Goodness Gracious it's been a Broody Spring!

Dhkoenig

Songster
Sep 21, 2020
513
463
158
Bergen County New Jersey
Such a crazy spring with the broodys! One of my little "cookies and cream" hens has been broody twice already this season and it was less than a month apart. One of my sweetest girls who has never been broody decided to give it a try. Luckily she was easier to break. Here is the one that has me scratching my head...

Fancy Pants, our 4 year old Buff Orpington has been "broody-ish" for about 3 weeks! She is laying and perches at night and comes out during the day if I come out with goodies, but she spends almost half the day acting broody in the nesting box! She hisses and her hackles go up if I go anywhere near her in the coop (was never like that before unless she was broody - which happens at least once a season with her) and sometimes she walks around with the telltale cluck-cluck-cluck sound, but she is only doing the fanning-out-her-feathers/hissing maybe once or twice in the past two weeks.
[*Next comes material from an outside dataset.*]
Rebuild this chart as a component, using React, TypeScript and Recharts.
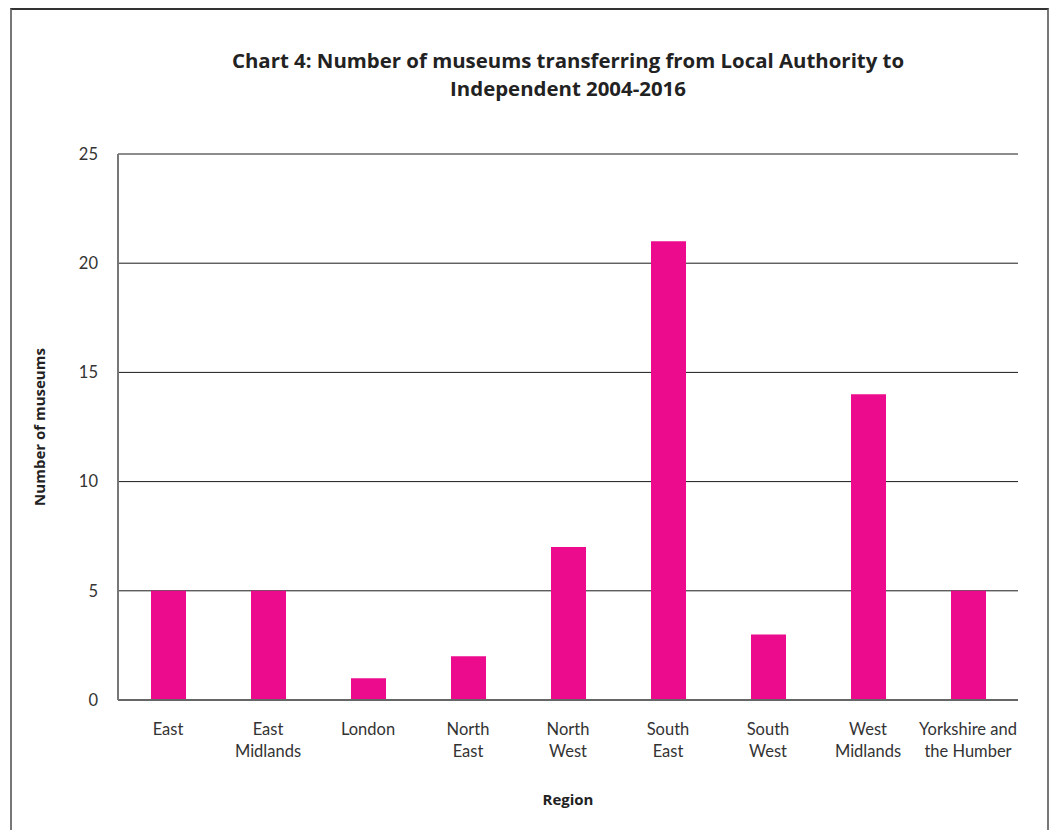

So weird, its like she is "kinda broody but not really broody" and this has been ongoing for a few weeks. Anyone ever had this?

Meanwhile we have FIVE bird's nests around our house this year - usually we have one, and at the most two. Is there something in the air that is making everybody wanting to be moms?
 
I have bunch going broody, being broody, and being broken constantly here. Mostly my bantams. Some breeds and lines are more prone to it, and others it's been bred out of. Usually one is all it takes to give others the idea if they were thinking about it.

I've had what I call walking broodies. They cluck and screech, but never really set. Since being broody is a hormonal phase I would assume it's normal for some to be stuck in between. I usually just break them like any other broody.
 
I have bunch going broody, being broody, and being broken constantly here. Mostly my bantams. Some breeds and lines are more prone to it, and others it's been bred out of. Usually one is all it takes to give others the idea if they were thinking about it.

I've had what I call walking broodies. They cluck and screech, but never really set. Since being broody is a hormonal phase I would assume it's normal for some to be stuck in between. I usually just break them like any other broody.
Oh my gosh YES she is a walking broody! I love that term. Thanks so much for the affirmation and I will get on with the broody breaking! Thanks!
 
We also have had a pretty busy rotation in and out of broody jail, to the point we had to buy a second crate for the purpose. I think five or six of our twenty-two girls have gone broody this spring, three of them more than once. A friend who also has chickens has had a few of her girls go broody as well.

One of our hens went broody, was broken of it for about a month, then went back to full, growling, hyper fluffy, turkey tail, ticking broody mode for 22 days despite jail and pampering (hey, it was worth a shot). We succumbed and gave her chicks from the feed store a week ago, and she is much better. Wildly protective, but better. Now to figure out when to let her and her wee brood out to wander with the others!
 
Same here. I currently have two orpingtons who are trying to hatch a rocks since I took their eggs. I also have a little porcelain D’Uccle that never seems to stop being broody this year since January she just wants to sit on all of the eggs!
 
They can be so funny. Typically I gather the eggs into a basket just sitting in the coop, but it was of course in full view of the broodies. One of them literally charged toward the basket when I let her out after three days to see how she was doing. Lesson learned. Hurrah for dish towel concealment!